From Common Dreams: http://www.commondreams.org/headline/2013/06/06-4
While media portray alternatives to austerity as “apocalypse,” we must say no, but also “show the yes,” said Klein
Andrea Germanos
Published on Thursday, June 6, 2013 by Common Dreams
In the midst of the current “final colonial pillage” for natural resources and a bombardment of “there is no alternative” to austerity messages, Shock Doctrine author Naomi Klein urged the left to seize this “crucial moment” to build real resistance movements that offer a “message of critical hope.”

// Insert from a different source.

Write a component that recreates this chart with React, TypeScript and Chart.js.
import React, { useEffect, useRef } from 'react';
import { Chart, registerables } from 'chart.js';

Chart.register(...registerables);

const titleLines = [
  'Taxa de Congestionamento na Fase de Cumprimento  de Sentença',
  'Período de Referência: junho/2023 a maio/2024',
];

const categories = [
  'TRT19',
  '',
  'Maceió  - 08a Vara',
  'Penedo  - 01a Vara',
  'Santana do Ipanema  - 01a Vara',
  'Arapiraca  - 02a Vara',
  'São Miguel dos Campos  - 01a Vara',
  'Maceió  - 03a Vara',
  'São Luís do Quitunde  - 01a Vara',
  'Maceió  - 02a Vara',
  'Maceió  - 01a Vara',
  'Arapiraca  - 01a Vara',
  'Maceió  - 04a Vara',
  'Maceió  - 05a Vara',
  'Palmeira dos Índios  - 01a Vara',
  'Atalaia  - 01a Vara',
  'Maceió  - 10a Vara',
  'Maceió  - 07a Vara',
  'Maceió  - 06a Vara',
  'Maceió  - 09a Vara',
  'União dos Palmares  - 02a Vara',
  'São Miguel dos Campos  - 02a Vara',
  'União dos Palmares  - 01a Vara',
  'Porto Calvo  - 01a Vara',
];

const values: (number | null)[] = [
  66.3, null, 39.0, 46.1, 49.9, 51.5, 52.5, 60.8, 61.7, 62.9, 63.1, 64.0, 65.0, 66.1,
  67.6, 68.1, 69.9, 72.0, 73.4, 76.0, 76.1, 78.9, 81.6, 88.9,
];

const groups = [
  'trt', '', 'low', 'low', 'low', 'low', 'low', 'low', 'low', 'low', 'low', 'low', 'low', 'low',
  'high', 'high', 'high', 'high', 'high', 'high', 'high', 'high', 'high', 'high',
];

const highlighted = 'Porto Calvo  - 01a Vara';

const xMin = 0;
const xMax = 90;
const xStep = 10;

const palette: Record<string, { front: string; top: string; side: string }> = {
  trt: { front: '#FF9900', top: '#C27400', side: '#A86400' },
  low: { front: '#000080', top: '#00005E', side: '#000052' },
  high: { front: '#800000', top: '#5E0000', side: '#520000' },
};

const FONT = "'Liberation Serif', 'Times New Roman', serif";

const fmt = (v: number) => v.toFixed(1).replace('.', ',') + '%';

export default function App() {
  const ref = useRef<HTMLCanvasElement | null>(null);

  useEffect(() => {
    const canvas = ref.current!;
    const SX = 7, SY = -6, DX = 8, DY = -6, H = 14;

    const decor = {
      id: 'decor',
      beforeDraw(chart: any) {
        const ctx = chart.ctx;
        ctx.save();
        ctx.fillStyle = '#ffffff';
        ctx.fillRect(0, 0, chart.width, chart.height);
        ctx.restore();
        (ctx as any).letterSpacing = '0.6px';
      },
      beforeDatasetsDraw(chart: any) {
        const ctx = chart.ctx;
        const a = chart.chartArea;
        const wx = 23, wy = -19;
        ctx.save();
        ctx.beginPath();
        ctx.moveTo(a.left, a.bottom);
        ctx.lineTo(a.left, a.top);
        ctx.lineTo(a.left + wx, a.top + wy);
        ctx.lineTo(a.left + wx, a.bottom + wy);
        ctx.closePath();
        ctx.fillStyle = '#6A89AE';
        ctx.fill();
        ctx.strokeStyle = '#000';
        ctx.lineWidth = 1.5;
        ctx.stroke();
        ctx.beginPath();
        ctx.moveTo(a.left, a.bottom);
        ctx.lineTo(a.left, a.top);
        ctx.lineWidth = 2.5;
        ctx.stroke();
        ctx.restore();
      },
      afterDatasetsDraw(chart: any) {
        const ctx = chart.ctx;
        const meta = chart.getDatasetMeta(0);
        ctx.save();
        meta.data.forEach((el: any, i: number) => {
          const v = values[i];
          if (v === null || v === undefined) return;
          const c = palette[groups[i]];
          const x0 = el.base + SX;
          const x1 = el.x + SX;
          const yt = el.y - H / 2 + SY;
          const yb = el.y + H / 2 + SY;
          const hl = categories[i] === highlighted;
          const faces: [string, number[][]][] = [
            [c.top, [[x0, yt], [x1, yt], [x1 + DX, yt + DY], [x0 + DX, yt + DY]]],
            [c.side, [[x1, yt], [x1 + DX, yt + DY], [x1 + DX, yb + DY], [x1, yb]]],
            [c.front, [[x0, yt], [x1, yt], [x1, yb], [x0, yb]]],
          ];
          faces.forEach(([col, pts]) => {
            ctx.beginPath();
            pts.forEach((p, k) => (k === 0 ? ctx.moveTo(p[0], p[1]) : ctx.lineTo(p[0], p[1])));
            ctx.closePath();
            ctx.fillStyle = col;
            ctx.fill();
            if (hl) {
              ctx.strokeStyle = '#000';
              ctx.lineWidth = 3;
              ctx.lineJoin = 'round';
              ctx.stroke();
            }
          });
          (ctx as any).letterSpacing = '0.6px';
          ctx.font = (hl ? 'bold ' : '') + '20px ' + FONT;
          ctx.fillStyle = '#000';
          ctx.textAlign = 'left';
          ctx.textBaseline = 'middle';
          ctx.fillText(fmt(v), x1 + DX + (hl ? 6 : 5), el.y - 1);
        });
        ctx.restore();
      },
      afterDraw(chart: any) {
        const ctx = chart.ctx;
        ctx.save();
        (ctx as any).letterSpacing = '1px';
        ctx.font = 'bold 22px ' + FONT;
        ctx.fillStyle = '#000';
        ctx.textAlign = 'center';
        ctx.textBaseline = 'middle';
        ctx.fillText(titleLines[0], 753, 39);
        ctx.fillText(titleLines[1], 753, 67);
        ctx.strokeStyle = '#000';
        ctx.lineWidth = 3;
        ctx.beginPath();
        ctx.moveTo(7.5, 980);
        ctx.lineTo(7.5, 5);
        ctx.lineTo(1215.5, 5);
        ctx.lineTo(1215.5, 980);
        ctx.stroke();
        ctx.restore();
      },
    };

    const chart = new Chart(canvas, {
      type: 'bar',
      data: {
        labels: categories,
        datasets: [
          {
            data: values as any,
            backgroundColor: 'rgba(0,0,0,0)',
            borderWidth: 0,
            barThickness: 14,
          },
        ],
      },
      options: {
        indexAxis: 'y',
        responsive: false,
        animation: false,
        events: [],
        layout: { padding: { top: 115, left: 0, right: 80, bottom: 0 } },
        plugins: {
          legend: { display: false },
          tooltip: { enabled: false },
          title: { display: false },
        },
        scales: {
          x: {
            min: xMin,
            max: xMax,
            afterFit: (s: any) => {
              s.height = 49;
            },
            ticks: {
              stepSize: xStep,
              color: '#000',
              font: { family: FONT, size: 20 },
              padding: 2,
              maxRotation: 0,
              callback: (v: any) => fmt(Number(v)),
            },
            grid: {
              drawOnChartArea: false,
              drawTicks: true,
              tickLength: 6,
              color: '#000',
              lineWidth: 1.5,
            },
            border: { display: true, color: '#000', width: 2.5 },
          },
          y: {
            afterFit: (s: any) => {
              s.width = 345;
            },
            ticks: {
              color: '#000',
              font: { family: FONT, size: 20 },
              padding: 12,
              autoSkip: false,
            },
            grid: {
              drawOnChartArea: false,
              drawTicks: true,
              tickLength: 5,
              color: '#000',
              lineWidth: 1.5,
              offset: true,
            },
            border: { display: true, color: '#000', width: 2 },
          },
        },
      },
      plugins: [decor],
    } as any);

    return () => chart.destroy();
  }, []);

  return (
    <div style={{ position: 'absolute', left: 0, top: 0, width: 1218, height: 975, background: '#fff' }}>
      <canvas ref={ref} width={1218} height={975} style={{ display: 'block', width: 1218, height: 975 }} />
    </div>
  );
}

Speaking this week at the Vio.Me worker-run factory in Thessaloniki, Greece, Klein, who is in the country doing research for a book and film, said the building materials factory was the perfect place to be speaking as it is “known in resistance movements around the world” and provides an example of what she said is “the anti-Shock doctrine”—a situation where rather than bowing down to the forces at hand, the crisis has put a fast-forward on coming up with creative alternatives, where workers “refused to have their lives and livelihoods sacrificed on the altar of economic crisis, and instead found reserves of power and ingenuity.”
Describing Vio.Me, economist Marjolein van der Veen explained:
In May 2011 when the owners could no longer pay their bills and walked away, the workers decided to occupy the factory. By February 2013, after raising enough funds and community support, the workers started democratically running the company on their own. (They do not intend to buy out the owners, since the company owed the workers a significant amount of money when it abandoned the factory.) They established a worker board, controlled by workers’ general assemblies and subject to recall, to manage the factory. They also changed the business model, shifting to different suppliers, improving environmental practices, and finding new markets. Greek law currently does not allow factory occupations, so the workers are seeking the creation of a legal framework for the recuperated factory, which may enable more such efforts in the future. Vio.Me has received support from SYRIZA and the Greek Green party, from workers at recuperated factories in Argentina, as well as from academics and political activists worldwide.
In Greece, Klein said, “alternatives to austerity are presented by media as apocalypse.”
“Our environment is under vicious attack.”But the Vio.Me factory is an example of an alternative “that must be known, must be disseminated .. because many factories are now being closed as the crisis unfolds, and workers are not being given the opportunity to reshape the ownership, when in fact the workers should be the first ones asked if they want to be the creditors and run the factories themselves.”
Klein slammed the Greek media for “not doing its job” in letting the people know an such alternatives do exist, instead repeating the mantra: there is no alternative (TINA), showing that “Margaret Thatcher is alive and well and living in Greece and working for the mainstream media.”